Solving difficult problem by solving way easier one
First post in new experimental article format.Published: May 20, 2021 Sponsored Get the app
I decided to experiment a bit with new article format called AppStories where I want to write about my experiences creating apps and hopefully offer at least some advice.
The first one concerns early development of Chill Zones, my app to play custom “screensavers” on Apple TV. From the beginning the plan was that users will have like 20-60 seconds videos that will be looped until they are stopped. And there was the issue with the “yank” when the video ended and began playing from the start.
So my difficult problem was to somehow smooth the video. In theory, I knew perfectly well how to do this. I would cut a few seconds from the end, move it to start and then via cross-fade effect smooth the transition from the end of the cut part to the rest of the video.
The image below hopefully illustrates the idea.

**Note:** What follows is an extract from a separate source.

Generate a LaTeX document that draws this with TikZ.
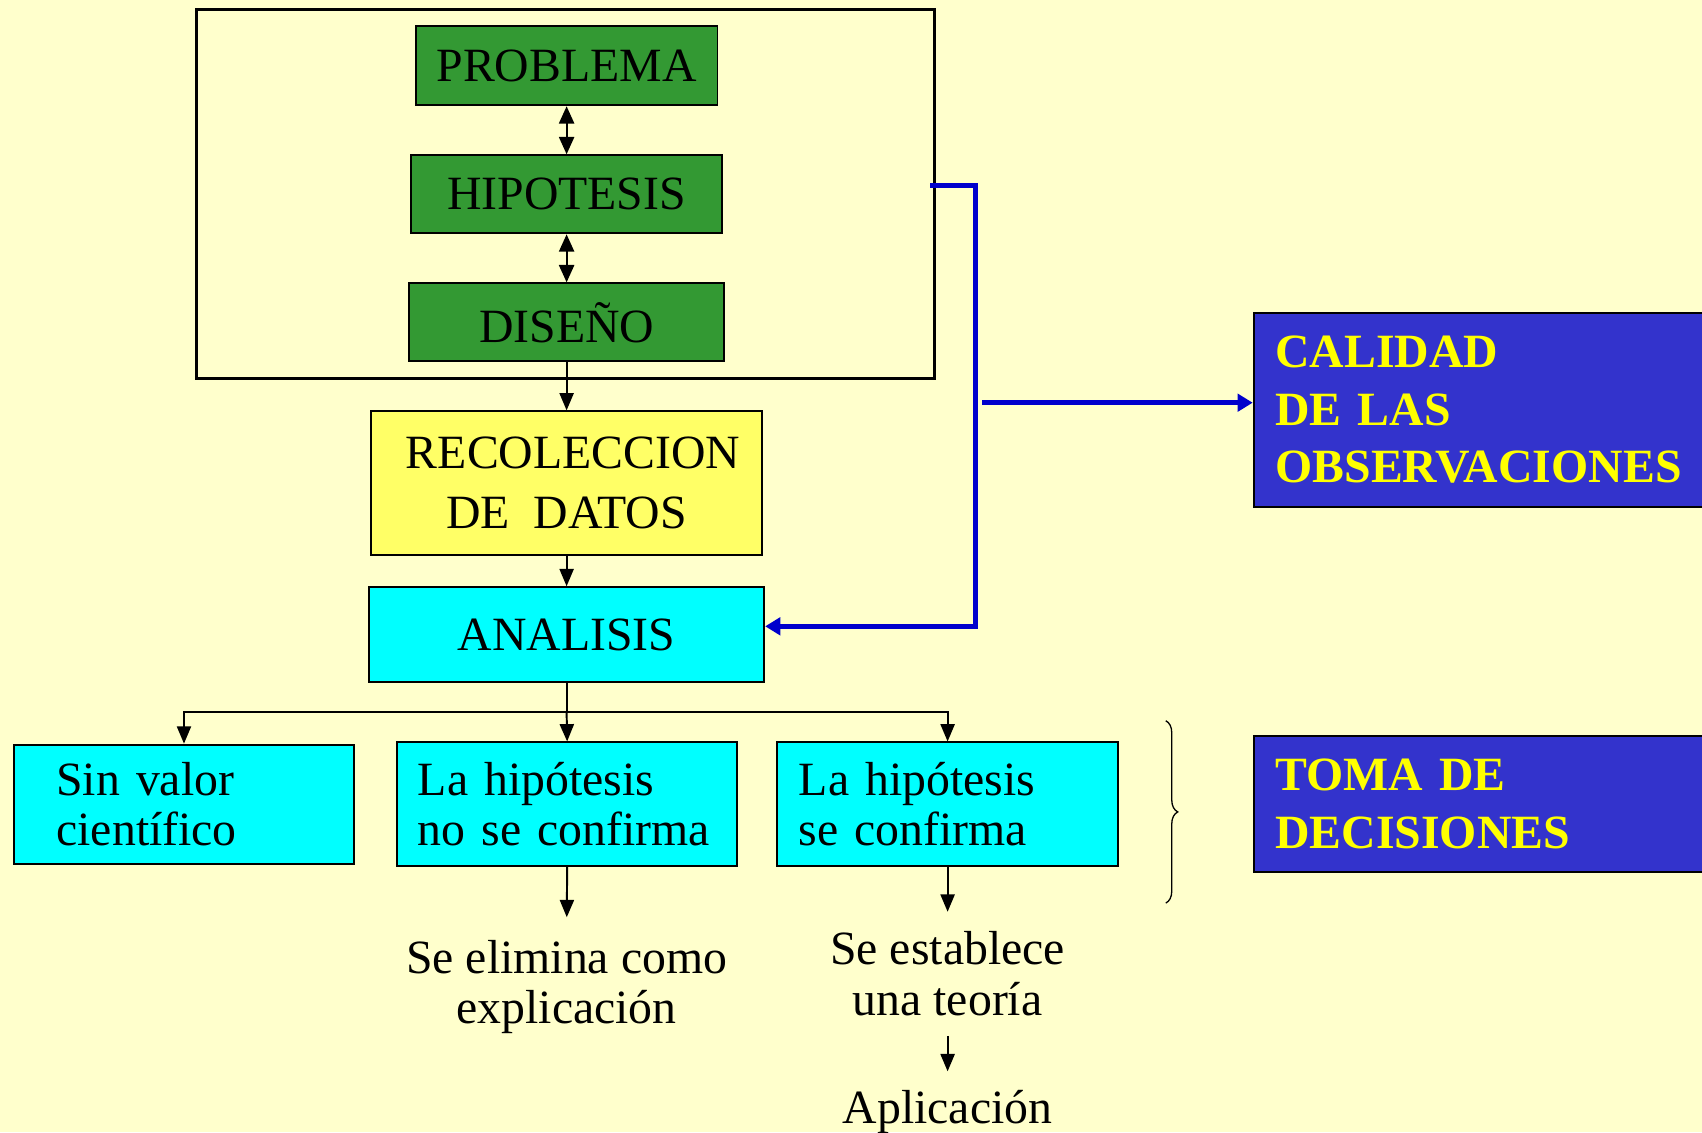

(Awesome pro illustration, I know 😅)
So I imported
AVFoundation and started poking around. The initial cutting of the part of the video wasn't that hard but it took me a lot of time anyway. Now I needed just to programatically create the cross-fade effect which is part of basically every video editor that exists.
You basically overlap the clips a bit, then fade out the first one and fade in the second one. The thing is that I could find any resources on how to this. If I remember correctly I eventually found some code but that was using a old version of
AVFoundation and I couldn't get it to work.
And I got stuck...
At this point I was thinking if the cross-fade effect is really necessary and after testing a couple of pretty steady videos I realized that it would make a huge different.
With screensavers they are typically in the background and you don't focus on them like on other types of video content, but even then I could easily catch the transition with the corner of my eye and it wasn't pleasant. So maybe this side project is too difficult?
I was pondering the idea of having to dip into programatic video editing for just this one feature.
And then... the big idea!
Dunno why this did not hit me sooner, but I realized I can do this cross-fade when playing the video instead. And thats what I did. With just a two
AVPlayers and some timing logic I could fade-out the first
AVPlayer just before it ended playing and fade-in the second one that was just starting to play the video.
This wasn't immediate victory but it works pretty nice and was way way easier. It is also better for the user, since there is no need to process selected video and potentially mess something up.
I think this was very valuable lesson. Because my problem to solve wasn't specifically to programmatically add cross-fade effect to video file, but to smooth the transition when looping the video and this could be achieved in an easier way.